This form of professional and effective association work, financed by wealthy grand seigneurs, bears the hallmarks of sober, technocratic, expert debates in which aristocrats are advised by experts beyond ideological flights of fancy.

The content and tone of a conference of Prussian forest owners’ associations in Berlin in 1929, for which 18 aristocratic forest owners and 17 bourgeois lawyers and foresters had gathered to organise the defence against the planned dissolution of the Fideikommiß, are characteristic of this form of aristocratic association work. After the sober speeches of a retired bourgeois ministerial councillor and a state minister with a Ph. D. and a state forester with a doctorate, there was agreement on the uselessness of state policy and ideological arguments; the aim of the strategy agreed here was to “use” the Centre faction for their needs. In order to bring down the bill in the State Council and Parliament, the debate was to be conducted exclusively on the basis of “economic arguments”: “This has of course been prepared.”

Attempts to protect the large estates of wealthy aristocratic families from resettlement continued to be the main concern of these associations long after 1933 – in view of the fact that the Reich Hereditary Estates Act denied the possibility of keeping estates of over 125 hectares in one hand as “hereditary estates”, the lawyers of aristocratic and other large estates were still busy at the beginning of the Second World War devising legal constructions to circumvent the provisions of the hereditary estates legislation.

Regardless of the clear differences in methods and style, all these associations maintained personal and organisational links with the DAG as well as the parties and associations of the Right. To name just one example, the Standesherrenverein appointed one of the up-and-coming men of the radical right as a “special representative” as early as the spring of 1919 at the suggestion of its chairman, Prince zu Stolberg-Wernigerode, in the person of forestry councillor Georg Escherich. However, the radicalisation and aggressive agitation of such allies does not seem to have had any visible effect on the sober, unobtrusive work of the noble landowners’ associations. The aristocrat-dominated and financially very strong large landowners’ associations paid large sums of money to various “non-party” organisations, such as the Association for Tied Land Ownership in Bavaria to the Bavarian Homeland and Royal Association from 1926.

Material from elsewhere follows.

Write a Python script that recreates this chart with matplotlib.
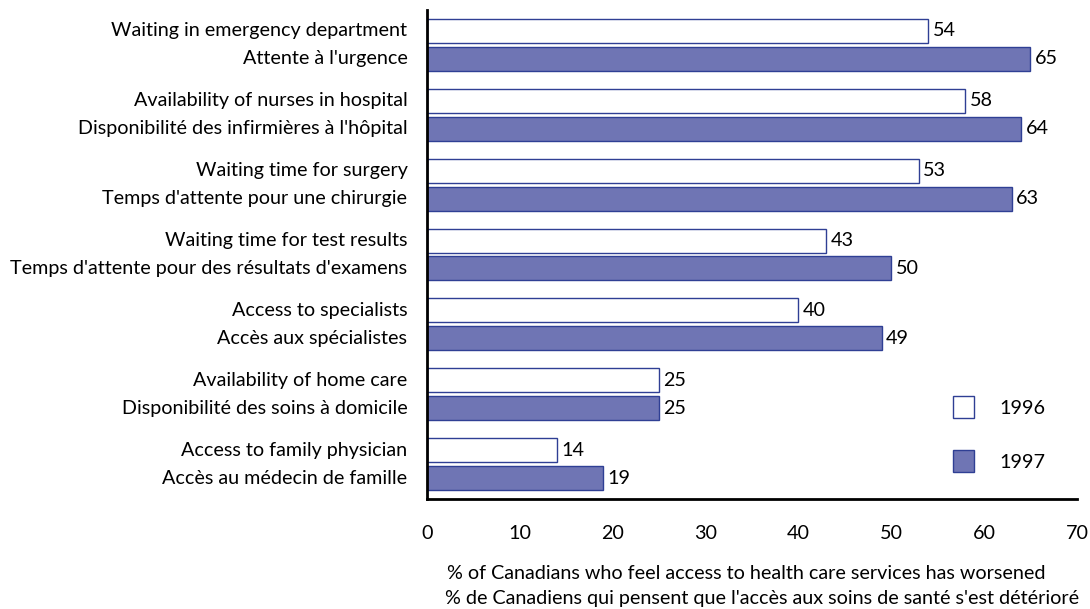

This observation could be interpreted in conspiracy theory as a division of labour within the nobility. However, to assume that the poor and the immensely rich nobility pursued the same goals using different methods based on a division of labour would overlook the enormous differences in lifeworld that existed between the clientele of the DAG and the members of the interest groups dominated by the nobility. The education, social position and, above all, the wealth of the grand seigneurs made it possible to assert their own interests in ways that were clearly superior to the DAG’s aggressive ethnic rampage in terms of political overview and, above all, effectiveness. The membership fee that had to be paid for the Standesherrenverein gives a rough idea of the pecuniary worlds that lay between an average DAG member and a Standesherr. At 1,500 marks, this exceeded the DAG annual fee by a factor of about 200. This ratio can also be seen in the case of lords of the manor who found themselves in financial difficulties and sought support from the association. In 1940, a noble countess did not ask for a sack of potatoes or a pair of shoes, but for the assumption of her son’s debts totalling 1,500 marks – a figure that was beyond the DAG budget.

The largely unshaken consolidation of wealth and tradition, which probably largely applied to the dominant nobles of the large landowners’ associations, seems to have facilitated the early distance from the Völkisch movement in particular, which actually had nothing to offer the richest segments of the nobility. Alfons Frhr. v. Redwitz, a member of the board of a Bavarian association, rejected the Völkisch programme after making contact in the summer of 1924, which he regarded as confused, anti-proprietor and “unpleasant” in terms of the monarchy issue.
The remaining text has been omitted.